BSS
  24 Sep 2024, 15:42
Update : 24 Sep 2024, 15:47

Sri Lanka's new leader to call snap parliamentary polls


    
COLOMBO, Sept 24, 2024 (BSS/AFP) - Sri Lanka's new leftist president is
expected to call a snap parliamentary election ahead of his plans to
renegotiate the bankrupt island nation's unpopular International Monetary
Fund bailout programme.

Self-avowed Marxist Anura Kumara Dissanayake of the People's Liberation Front
(JVP) was sworn into office on Monday after a landslide win in weekend
presidential polls.

His once-marginal party currently has just three lawmakers in Sri Lanka's
225-member parliament.

But support for Dissanayake surged after a 2022 economic meltdown that
immiserated millions of ordinary Sri Lankans and a contentious International
Monetary Fund rescue package.

Asked by reporters late Monday in the central city of Kandy if he would keep
a campaign pledge to dissolve parliament as soon as he took charge, he
replied: "Wait for two days."

Lawmaker Harini Amarasuriya, an ally of Dissanayake's in parliament, told
reporters in Colombo the same night that parliament would be dissolved
"within a day".

Sri Lanka's crisis proved an opportunity for Dissanayake, who saw his
popularity rise after pledging to change the island's "corrupt" political
culture.

He beat 38 other candidates to win Saturday's presidential vote, taking more
than 1.2 million more votes than his nearest rival.

His predecessor Ranil Wickremesinghe, who had imposed steep tax hikes and
other unpopular austerity measures under the terms of the $2.9 billion IMF
bailout secured last year, came a distant third.

The IMF offered its congratulations to Dissanayake on Monday, saying it was
ready to discuss the future of the rescue plan.

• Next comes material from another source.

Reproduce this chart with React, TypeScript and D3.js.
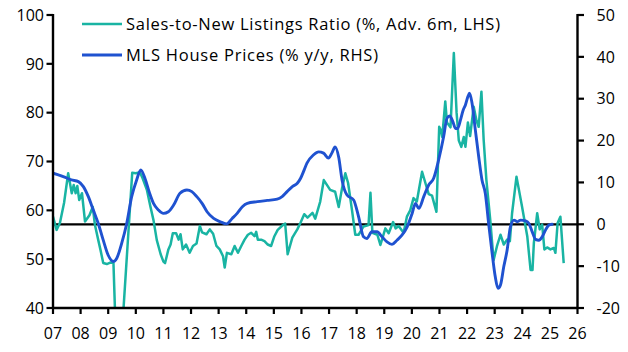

"We look forward to working together with President Dissanayake... towards
building on the hard-won gains that have helped put Sri Lanka on a path to
economic recovery," a spokesman from the lender of last resort said.

- 'Not a magician' -

A senior aide of the new president told AFP on the weekend that Dissayanake's
party would not repudiate the IMF deal.

"Our plan is to engage with the IMF and introduce certain amendments," Bimal
Ratnayake said.

"We will not tear up the IMF programme. It is a binding document, but there
is a provision to renegotiate."

In his first address after his inauguration, Dissayanake sought to lower
expectations of a quick fix for the country's economic woes.

"I am not a conjuror, I am not a magician, I am a common citizen," he said.

"I have strengths and limitations, things I know and things I don't... my
responsibility is to be part of a collective effort to end this crisis."